Zaini pun berharap berbagai pihak, mulai dari keluarga hingga pihak sekolah tidak serta-merta melarang anak-anak bermain dan cukup membatasi saja. Permainan ini dianggap membentuk aktivitas luar ruangan serta interaksi anak yang selama ini terlalu terpaku dengan gawai dan dunia maya.
Baca juga: Nyaring Terompet Tahun Baru Teredam Lato-lato
Ketangkasan
Sebagai pemerhati permainan anak, Zaini melihat lato-lato sebagai alat untuk menggugah ketangkasan anak. Jiwa kompetisi dan emosi positif yang ditimbulkan membawa anak-anak untuk kembali bertatap muka, bahkan saling bercanda dengan lato-lato yang berayun di tangan mereka.
”Permainan ini dulu dibawa dari Benua Amerika. Awalnya, alat itu digunakan untuk menangkap buruan, tetapi sekarang dimainkan dengan mengadukan kedua bandulnya. Ini bisa melatih ketangkasan anak karena butuh keseimbangan dan kecepatan,” paparnya.
Aura kompetisi juga hidup di antara anak secara langsung, tidak hanya pertandingan di dunia maya di mana anak-anak minim interaksi. Menurut Zaini, persaingan yang ada membuat anak-anak berusaha menggerakkan tangannya secepat dan secermat mungkin.
Bahkan, permainan ini bisa menjadi jalan untuk membangkitkan kembali berbagai permainan tradisional di Jawa Barat yang ada di masyarakat dari generasi terdahulu, salah satunya bangbara ngapung. Zaini menjelaskan, permainan tersebut mampu menimbulkan bunyi saat dimainkan dan memerlukan ketangkasan bagi para penggunanya untuk menghasilkan bunyi tersebut.

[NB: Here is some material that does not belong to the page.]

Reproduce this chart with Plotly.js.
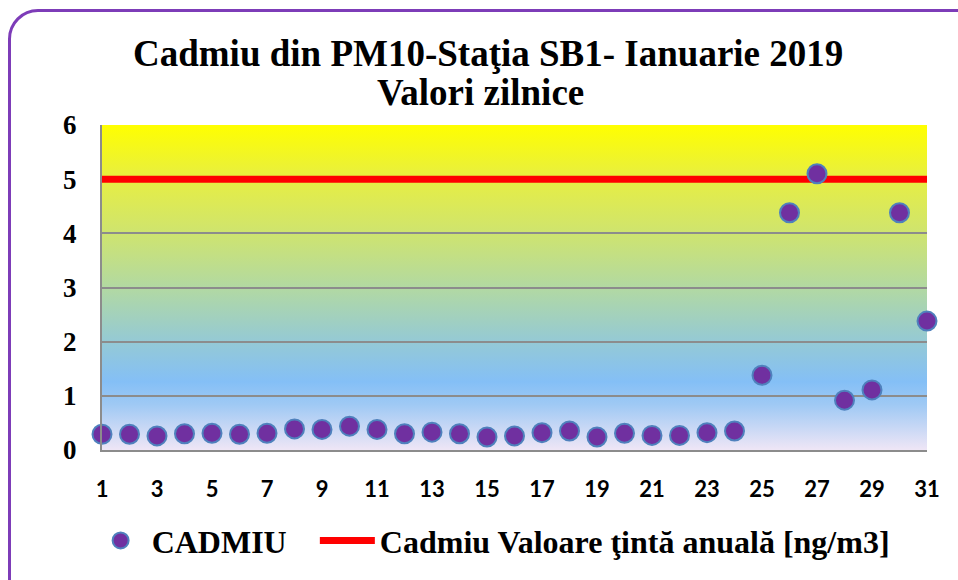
<!DOCTYPE html>
<html>
<head>
<meta charset="utf-8">
<script src="https://cdn.plot.ly/plotly-3.0.1.min.js"></script>
<style>
html,body{margin:0;padding:0;background:#fff;overflow:hidden;}
#wrap{position:relative;width:958px;height:580px;overflow:hidden;}
#chart{position:absolute;left:0;top:0;width:958px;height:580px;}
#frame{position:absolute;left:8px;top:9px;width:1000px;height:620px;border:3.5px solid #7d3cb8;border-radius:30px;pointer-events:none;box-sizing:border-box;}
</style>
</head>
<body>
<div id="wrap"><div id="chart"></div><div id="frame"></div></div>
<script>
// ---- data ----
const days = [1,2,3,4,5,6,7,8,9,10,11,12,13,14,15,16,17,18,19,20,21,22,23,24,25,26,27,28,29,30,31];
const cadmiu = [0.29,0.29,0.26,0.30,0.31,0.29,0.31,0.39,0.38,0.44,0.38,0.30,0.33,0.30,0.24,
                0.26,0.32,0.35,0.24,0.31,0.27,0.27,0.32,0.35,1.38,4.38,5.10,0.92,1.11,4.38,2.38];
const targetDays = [1,31];
const targetValues = [5,5];
const xTickVals = [1,3,5,7,9,11,13,15,17,19,21,23,25,27,29,31];
const yTickVals = [0,1,2,3,4,5,6];
const seriesNames = ['CADMIU','Cadmiu Valoare ţintă anuală [ng/m3]'];
const titleLines = ['Cadmiu din PM10-Staţia SB1- Ianuarie 2019','Valori zilnice'];

// ---- background gradient (plot area) ----
const grad = '<svg xmlns="http://www.w3.org/2000/svg" width="100" height="100" preserveAspectRatio="none" viewBox="0 0 100 100">' +
 '<defs><linearGradient id="g" x1="0" y1="0" x2="0" y2="1">' +
 '<stop offset="0" stop-color="#ffff00"/>' +
 '<stop offset="0.17" stop-color="#e6ee44"/>' +
 '<stop offset="0.33" stop-color="#cfe46e"/>' +
 '<stop offset="0.5" stop-color="#b2d9a2"/>' +
 '<stop offset="0.67" stop-color="#94c9d6"/>' +
 '<stop offset="0.79" stop-color="#84bff6"/>' +
 '<stop offset="0.86" stop-color="#9fc9f4"/>' +
 '<stop offset="1" stop-color="#efe6f6"/>' +
 '</linearGradient></defs><rect x="0" y="0" width="100" height="100" fill="url(#g)"/></svg>';
const gradUri = 'data:image/svg+xml;charset=utf-8,' + encodeURIComponent(grad);

const serif = '"Liberation Serif", serif';
const legendFont = {family: serif, size: 32, color: '#000', weight: 700};

const traces = [
  {
    x: targetDays, y: targetValues, type: 'scatter', mode: 'lines', name: seriesNames[1],
    cliponaxis: false, legend: 'legend2',
    line: {color: '#ff0000', width: 7}
  },
  {
    x: days, y: cadmiu, type: 'scatter', mode: 'markers', name: seriesNames[0],
    cliponaxis: false, legend: 'legend',
    marker: {size: 19, color: '#7030a0', line: {color: '#4f81bd', width: 2}}
  }
];

const layout = {
  width: 958, height: 580,
  margin: {l: 102, r: 31, t: 125, b: 125},
  paper_bgcolor: 'rgba(0,0,0,0)',
  plot_bgcolor: 'rgba(0,0,0,0)',
  font: {family: serif},
  showlegend: true,
  legend: {
    orientation: 'h', x: -0.015, y: -0.279, xanchor: 'left', yanchor: 'middle',
    font: legendFont, itemwidth: 52, bgcolor: 'rgba(0,0,0,0)'
  },
  legend2: {
    orientation: 'h', x: 0.258, y: -0.279, xanchor: 'left', yanchor: 'middle',
    font: legendFont, itemwidth: 55, bgcolor: 'rgba(0,0,0,0)'
  },
  xaxis: {
    range: [1, 31], tickvals: xTickVals, showgrid: false, zeroline: false,
    showline: true, linecolor: '#8c8c8c', linewidth: 2, ticks: '',
    ticklabelstandoff: 19,
    tickfont: {family: 'Lato, "Open Sans", sans-serif', size: 22, color: '#000', weight: 700}
  },
  yaxis: {
    range: [0, 6], tickvals: yTickVals, showgrid: true, gridcolor: '#8c8c8c', gridwidth: 2,
    zeroline: false, showline: true, linecolor: '#8c8c8c', linewidth: 2, ticks: '',
    ticklabelstandoff: 18,
    tickfont: {family: serif, size: 27, color: '#000', weight: 700}
  },
  images: [{
    source: gradUri, xref: 'x', yref: 'y', x: 1, y: 6, sizex: 30, sizey: 6,
    sizing: 'stretch', xanchor: 'left', yanchor: 'top', layer: 'below'
  }],
  annotations: [
    {text: titleLines[0], xref: 'paper', yref: 'paper', x: 0.468, y: 1.221,
     xanchor: 'center', yanchor: 'middle', showarrow: false,
     font: {family: serif, size: 37, color: '#000', weight: 700}},
    {text: titleLines[1], xref: 'paper', yref: 'paper', x: 0.459, y: 1.1,
     xanchor: 'center', yanchor: 'middle', showarrow: false,
     font: {family: serif, size: 37, color: '#000', weight: 700}}
  ]
};

Plotly.newPlot('chart', traces, layout, {displayModeBar: false, staticPlot: true});
</script>
</body>
</html>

”Anak-anak mudah tertarik karena bunyi yang keluar dari permainan lato-lato. Dari ketertarikan ini, anak-anak bisa diperkenalkan permainan tradisional yang tidak kalah menarik,” paparnya.
Ketertarikan anak ini juga memiliki dampak positif bagi tumbuh kembang mereka. Ketua Program Studi Sosiologi di Fakultas Ilmu Sosial dan Ilmu Politik Universitas Padjadjaran Hery Wibowo berpendapat, permainan lato-lato mampu membangun growth mindset, yakni pola pikir yang membuat individu ingin mengembangkan diri.

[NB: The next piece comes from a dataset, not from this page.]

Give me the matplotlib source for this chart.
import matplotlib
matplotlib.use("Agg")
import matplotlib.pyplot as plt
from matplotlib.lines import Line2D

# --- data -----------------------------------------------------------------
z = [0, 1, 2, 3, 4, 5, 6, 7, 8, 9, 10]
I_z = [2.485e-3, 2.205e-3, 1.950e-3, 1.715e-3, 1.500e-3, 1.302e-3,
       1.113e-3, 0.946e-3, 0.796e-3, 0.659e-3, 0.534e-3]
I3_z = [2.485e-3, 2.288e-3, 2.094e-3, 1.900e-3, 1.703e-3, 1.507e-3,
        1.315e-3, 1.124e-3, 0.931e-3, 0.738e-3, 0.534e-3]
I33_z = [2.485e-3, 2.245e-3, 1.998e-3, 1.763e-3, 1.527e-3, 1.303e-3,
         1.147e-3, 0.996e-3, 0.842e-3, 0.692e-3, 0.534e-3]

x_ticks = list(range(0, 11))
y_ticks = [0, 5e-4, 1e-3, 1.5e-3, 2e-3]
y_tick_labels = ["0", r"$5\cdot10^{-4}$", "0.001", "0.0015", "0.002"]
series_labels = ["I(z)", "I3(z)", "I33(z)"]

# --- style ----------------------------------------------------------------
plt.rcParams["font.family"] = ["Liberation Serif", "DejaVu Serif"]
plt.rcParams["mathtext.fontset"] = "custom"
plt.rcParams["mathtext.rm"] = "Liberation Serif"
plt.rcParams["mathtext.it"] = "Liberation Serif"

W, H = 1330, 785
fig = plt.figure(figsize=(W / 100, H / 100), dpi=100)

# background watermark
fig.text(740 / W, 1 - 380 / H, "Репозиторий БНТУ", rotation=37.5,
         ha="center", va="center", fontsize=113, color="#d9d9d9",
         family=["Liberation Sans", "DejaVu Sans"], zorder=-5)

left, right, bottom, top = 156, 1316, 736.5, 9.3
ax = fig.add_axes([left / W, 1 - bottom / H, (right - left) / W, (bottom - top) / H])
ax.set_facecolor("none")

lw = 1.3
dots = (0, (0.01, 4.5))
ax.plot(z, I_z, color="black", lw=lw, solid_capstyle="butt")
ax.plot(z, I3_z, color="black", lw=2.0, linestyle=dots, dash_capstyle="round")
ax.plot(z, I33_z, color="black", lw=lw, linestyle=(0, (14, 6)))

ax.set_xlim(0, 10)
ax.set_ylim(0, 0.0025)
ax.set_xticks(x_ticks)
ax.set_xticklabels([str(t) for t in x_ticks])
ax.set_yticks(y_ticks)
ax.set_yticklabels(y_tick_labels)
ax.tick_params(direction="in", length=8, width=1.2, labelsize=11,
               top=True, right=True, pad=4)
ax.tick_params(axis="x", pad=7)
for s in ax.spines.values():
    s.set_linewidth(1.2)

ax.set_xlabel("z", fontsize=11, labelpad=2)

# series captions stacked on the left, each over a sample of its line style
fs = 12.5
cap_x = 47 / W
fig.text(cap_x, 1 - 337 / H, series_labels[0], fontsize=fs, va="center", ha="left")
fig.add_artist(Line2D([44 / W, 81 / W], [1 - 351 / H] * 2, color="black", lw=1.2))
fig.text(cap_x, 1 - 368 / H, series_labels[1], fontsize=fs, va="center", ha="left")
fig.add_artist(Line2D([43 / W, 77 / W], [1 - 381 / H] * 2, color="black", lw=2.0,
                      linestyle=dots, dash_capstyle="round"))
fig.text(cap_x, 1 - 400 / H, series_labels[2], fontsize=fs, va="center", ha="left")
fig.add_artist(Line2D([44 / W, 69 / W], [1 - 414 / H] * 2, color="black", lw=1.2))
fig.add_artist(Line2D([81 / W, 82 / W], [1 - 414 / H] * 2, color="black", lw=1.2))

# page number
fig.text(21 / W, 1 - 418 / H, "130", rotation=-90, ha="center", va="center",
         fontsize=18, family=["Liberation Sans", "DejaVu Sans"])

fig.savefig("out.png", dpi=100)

Pengembangan diri ini bisa dilihat dari usaha dari anak menggunakan anggota tubuhnya dengan tepat untuk mendapatkan permainan yang diinginkan. Hery berujar, kondisi ini menekankan kepada anak-anak bahwa proses itu penting dan tidak ada yang serba instan.
”Ini menjadi momentum terbaik untuk membangun growth mindset dengan penekanan pada proses dan tidak ada kesuksesan yang instan. Berlatih akan membawa hasil,” ujarnya dalam wawancara Kanal Media Unpad.
Permainan lato-lato, ujar Hery, memiliki pengaruh positif bagi anak karena mampu membangun interaksi sosial. Bahkan, bermain bersama dari anak-anak ini mampu membangun identitas sosial dan konsep diri yang positif.
”Ini menjadi ajang membangun interaksi sosial dari generasi Z yang sering disebut generasi yang suka menyendiri dan rebahan. Tanpa terasa, kohesi sosial antaranak-anak mulai terbangun dalam permainan lato-lato,” paparnya.
Meskipun memiliki berbagai dampak positif, permainan lato-lato juga bisa merugikan anak-anak serta lingkungan jika tidak diatur dengan baik. Menurut Hery, permainan yang tidak dikontrol akan membuat anak-anak melupakan waktu belajar, bahkan mengerjakan tugas sekolah mereka. Orangtua dan lingkungan juga diminta mengawasi agar permainan ini tidak melukai anak-anak.
”Potensi rasa rendah diri juga bisa timbul jika anak-anak tidak berhasil memainkannya. Karena itu, dibutuhkan kepekaan orangtua terhadap keberhasilan itu. Ayunan bola yang kuat dan tidak terkontrol juga berbahaya sehingga perlu diawasi,” ujarnya.
Benturan dua bandul lato-lato ini tidak bisa dipandang sebelah mata oleh lingkungan. Kompetisi yang timbul di antara gelak tawa dan bunyi detakannya dianggap mampu mengembangkan kemampuan anak, mulai dari fisik hingga sosialnya. Namun, pengawasan hingga aturan main juga perlu ditegakkan agar semua bisa bermain dengan aman dan berbahagia.